What stays is not the Murphy bed or the splash pad or even that mirror, though the mirror is good. What stays is the moment just after you turn off the lights, when the room goes dark and the faintest glow outlines the rose pattern on the far wall — some trick of the hallway light bleeding under the door — and for exactly two seconds, you are inside the briar wood, and the thorns are beautiful, and the princess is asleep, and so, almost, are you.
This room is for families who love Disney with intention — not just the rides but the craft, the linework, the stories told in color. It is for parents who want their children immersed without being overwhelmed. It is not for couples seeking romance or travelers who need real breathing room. The villa is a love letter written in a small hand.

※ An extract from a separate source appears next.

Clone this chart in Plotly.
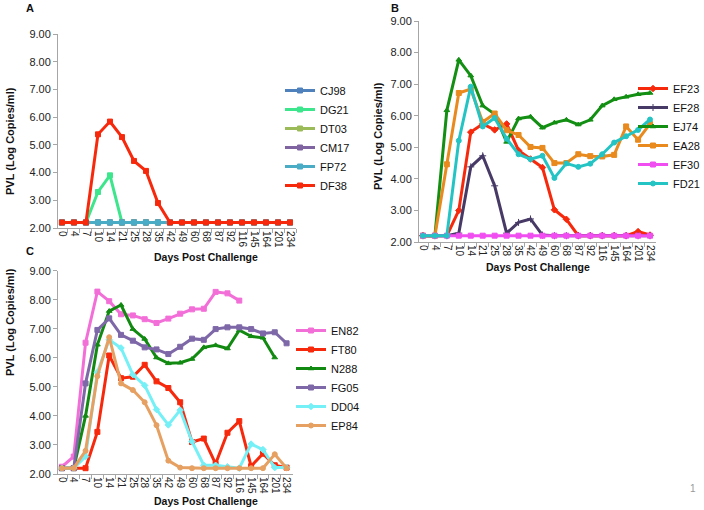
import plotly.graph_objects as go

W, H = 704, 510

days = ["0", "4", "7", "10", "14", "21", "25", "28", "35", "42", "49", "60",
        "68", "87", "92", "116", "145", "164", "201", "234"]

# Panel A
A_names = ["CJ98", "DG21", "DT03", "CM17", "FP72", "DF38"]
CJ98 = [2.2, 2.2, 2.2, 2.2, 2.2, 2.2, 2.2, 2.2, 2.2, 2.2, 2.2, 2.2, 2.2, 2.2, 2.2, 2.2, 2.2, 2.2, 2.2, 2.2]
DG21 = [2.2, 2.2, 2.2, 3.30, 3.90, 2.2, 2.2, 2.2, 2.2, 2.2, 2.2, 2.2, 2.2, 2.2, 2.2, 2.2, 2.2, 2.2, 2.2, 2.2]
DT03 = [2.2, 2.2, 2.2, 2.2, 2.2, 2.2, 2.2, 2.2, 2.2, 2.2, 2.2, 2.2, 2.2, 2.2, 2.2, 2.2, 2.2, 2.2, 2.2, 2.2]
CM17 = [2.2, 2.2, 2.2, 2.2, 2.2, 2.2, 2.2, 2.2, 2.2, 2.2, 2.2, 2.2, 2.2, 2.2, 2.2, 2.2, 2.2, 2.2, 2.2, 2.2]
FP72 = [2.2, 2.2, 2.2, 2.2, 2.2, 2.2, 2.2, 2.2, 2.2, 2.2, 2.2, 2.2, 2.2, 2.2, 2.2, 2.2, 2.2, 2.2, 2.2, 2.2]
DF38 = [2.2, 2.2, 2.2, 5.38, 5.84, 5.28, 4.42, 4.06, 2.90, 2.2, 2.2, 2.2, 2.2, 2.2, 2.2, 2.2, 2.2, 2.2, 2.2, 2.2]
A_colors = ["#4f81bd", "#3de68c", "#9bbb59", "#8064a2", "#4bacc6", "#f7290c"]
A_symbols = ["square", "square", "square", "square", "square", "square"]

# Panel B
B_names = ["EF23", "EF28", "EJ74", "EA28", "EF30", "FD21"]
EF23 = [2.2, 2.2, 2.2, 3.0, 5.48, 5.74, 5.55, 5.74, 4.90, 4.63, 4.36, 3.02, 2.72, 2.2, 2.2, 2.2, 2.2, 2.2, 2.33, 2.22]
EF28 = [2.2, 2.2, 2.2, 2.28, 4.38, 4.73, 3.78, 2.28, 2.62, 2.73, 2.22, 2.2, 2.2, 2.2, 2.2, 2.2, 2.2, 2.2, 2.2, 2.2]
EJ74 = [2.2, 2.2, 6.17, 7.77, 7.27, 6.32, 6.05, 5.17, 5.91, 5.97, 5.62, 5.78, 5.87, 5.72, 5.87, 6.32, 6.52, 6.60, 6.68, 6.72]
EA28 = [2.2, 2.2, 4.46, 6.72, 6.84, 5.80, 6.07, 5.54, 5.39, 5.01, 4.98, 4.50, 4.50, 4.78, 4.72, 4.71, 4.76, 5.66, 5.24, 5.74]
EF30 = [2.2, 2.2, 2.2, 2.2, 2.2, 2.2, 2.2, 2.2, 2.2, 2.2, 2.2, 2.2, 2.2, 2.2, 2.2, 2.2, 2.2, 2.2, 2.2, 2.2]
FD21 = [2.2, 2.2, 2.2, 5.21, 6.92, 5.66, 5.93, 5.27, 4.78, 4.62, 4.73, 4.03, 4.49, 4.38, 4.48, 4.78, 5.15, 5.35, 5.55, 5.88]
B_colors = ["#f7290c", "#473a66", "#138f13", "#e88a1e", "#f14ef1", "#25c4c4"]
B_symbols = ["diamond", "cross-thin", "triangle-up", "square", "square", "circle"]

# Panel C
C_names = ["EN82", "FT80", "N288", "FG05", "DD04", "EP84"]
EN82 = [2.25, 2.6, 6.52, 8.28, 7.95, 7.50, 7.46, 7.33, 7.20, 7.35, 7.52, 7.67, 7.69, 8.27, 8.22, 7.97, None, None, None, None]
FT80 = [2.2, 2.2, 2.2, 3.45, 6.08, 5.30, 5.35, 5.76, 5.19, 4.96, 4.47, 3.10, 3.22, 2.35, 3.42, 3.82, 2.27, 2.70, 2.30, 2.22]
N288 = [2.2, 2.2, 4.0, 6.45, 7.61, 7.82, 6.99, 6.65, 6.01, 5.81, 5.83, 5.96, 6.36, 6.43, 6.32, 6.95, 6.74, 6.69, 6.01, None]
FG05 = [2.2, 2.2, 5.12, 6.96, 7.36, 6.79, 6.59, 6.36, 6.29, 6.13, 6.38, 6.66, 6.62, 6.99, 7.05, 7.05, 6.99, 6.84, 6.88, 6.50]
DD04 = [2.2, 2.2, 2.6, 5.5, 6.62, 6.34, 5.42, 5.05, 4.22, 3.69, 4.20, 3.12, 2.30, 2.30, 2.25, 2.2, 3.03, 2.84, 2.22, 2.22]
EP84 = [2.2, 2.2, 2.8, 5.37, 6.71, 5.12, 4.89, 4.47, 3.68, 2.46, 2.22, 2.2, 2.2, 2.2, 2.2, 2.2, 2.2, 2.2, 2.68, 2.2]
C_colors = ["#f36fd8", "#f7290c", "#128a12", "#7e68a8", "#74f0f6", "#e6a062"]
C_symbols = ["square", "square", "triangle-up", "square", "diamond", "circle"]

y_ticks = [2, 3, 4, 5, 6, 7, 8, 9]
y_labels = ["2.00", "3.00", "4.00", "5.00", "6.00", "7.00", "8.00", "9.00"]

FONT = "Liberation Sans, Arial, sans-serif"


def px(x):
    return x / W


def py(y):
    return 1 - y / H


fig = go.Figure()

panels = [
    ("x", "y", "legend", A_names, [CJ98, DG21, DT03, CM17, FP72, DF38], A_colors, A_symbols),
    ("x2", "y2", "legend2", B_names, [EF23, EF28, EJ74, EA28, EF30, FD21], B_colors, B_symbols),
    ("x3", "y3", "legend3", C_names, [EN82, FT80, N288, FG05, DD04, EP84], C_colors, C_symbols),
]

for xa, ya, lg, names, series, colors, symbols in panels:
    for nm, vals, col, sym in zip(names, series, colors, symbols):
        fig.add_trace(go.Scatter(
            x=days, y=vals, name=nm, mode="lines+markers",
            xaxis=xa, yaxis=ya, legend=lg,
            line=dict(color=col, width=3),
            marker=dict(color=col, size=5, symbol=sym,
                        line=dict(color=col, width=1)),
            connectgaps=False,
        ))

axis_common = dict(showgrid=False, zeroline=False, showline=True,
                   linecolor="#a6a6a6", linewidth=1, ticks="outside",
                   tickcolor="#a6a6a6", ticklen=4, automargin=False)

dom = {
    "A": dict(x=(58, 296), y=(34, 228)),
    "B": dict(x=(419, 656), y=(21, 242)),
    "C": dict(x=(58, 292.5), y=(270.7, 474)),
}

for key, sfx in (("A", ""), ("B", "2"), ("C", "3")):
    d = dom[key]
    fig.update_layout(**{
        "xaxis" + sfx: dict(axis_common, type="category", domain=[px(d["x"][0]), px(d["x"][1])],
                            anchor="y" + sfx, range=[-0.33, 19.5], tickangle=90,
                            tickson="boundaries", tickmode="linear", tick0=0, dtick=1,
                            tickfont=dict(family=FONT, size=10, color="#222")),
        "yaxis" + sfx: dict(axis_common, domain=[py(d["y"][1]), py(d["y"][0])],
                            anchor="x" + sfx, range=[2, 9], tickvals=y_ticks,
                            ticktext=y_labels,
                            tickfont=dict(family=FONT, size=11, color="#222")),
    })

leg_common = dict(font=dict(family=FONT, size=11, color="#111"),
                  bgcolor="rgba(0,0,0,0)", itemwidth=30,
                  xanchor="left", yanchor="top", orientation="v")
fig.update_layout(
    legend=dict(leg_common, x=px(280), y=py(76)),
    legend2=dict(leg_common, x=px(633), y=py(74)),
    legend3=dict(leg_common, x=px(291), y=py(316)),
)

ann = []


def add_text(text, x, y, size, bold=False, angle=0, color="#111"):
    ann.append(dict(text=("<b>%s</b>" % text) if bold else text,
                    x=px(x), y=py(y), xref="paper", yref="paper",
                    showarrow=False, textangle=angle,
                    font=dict(family=FONT, size=size, color=color),
                    xanchor="center", yanchor="middle"))


add_text("A", 30, 8, 11, bold=True)
add_text("B", 395, 8, 11, bold=True)
add_text("C", 30, 251, 11, bold=True)
add_text("PVL (Log Copies/ml)", 10, 141, 11, bold=True, angle=-90)
add_text("PVL (Log Copies/ml)", 378, 136, 11, bold=True, angle=-90)
add_text("PVL (Log Copies/ml)", 10, 322, 11, bold=True, angle=-90)
add_text("Days Post Challenge", 206, 257, 10.5, bold=True)
add_text("Days Post Challenge", 538, 267, 10.5, bold=True)
add_text("Days Post Challenge", 206, 501, 10.5, bold=True)
add_text("1", 693, 488, 10, color="#999")

fig.update_layout(
    width=W, height=H, margin=dict(l=0, r=0, t=0, b=0, autoexpand=False),
    paper_bgcolor="white", plot_bgcolor="white",
    annotations=ann, showlegend=True,
    font=dict(family=FONT),
)

fig.write_html("out.html", config={"displayModeBar": False},
               post_script="document.body.style.margin='0';document.body.style.padding='0';")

Villas at the Discovery Tower start around $700 per night — steep until you factor in the kitchenette saving you three restaurant meals a day and the private pool saving you one meltdown per child per afternoon. The math, like the mirror, is more flattering than you expect.
Outside, the fireworks go off on schedule. Inside, the briar roses hold the wall, and the light under the door draws one last vine across the floor.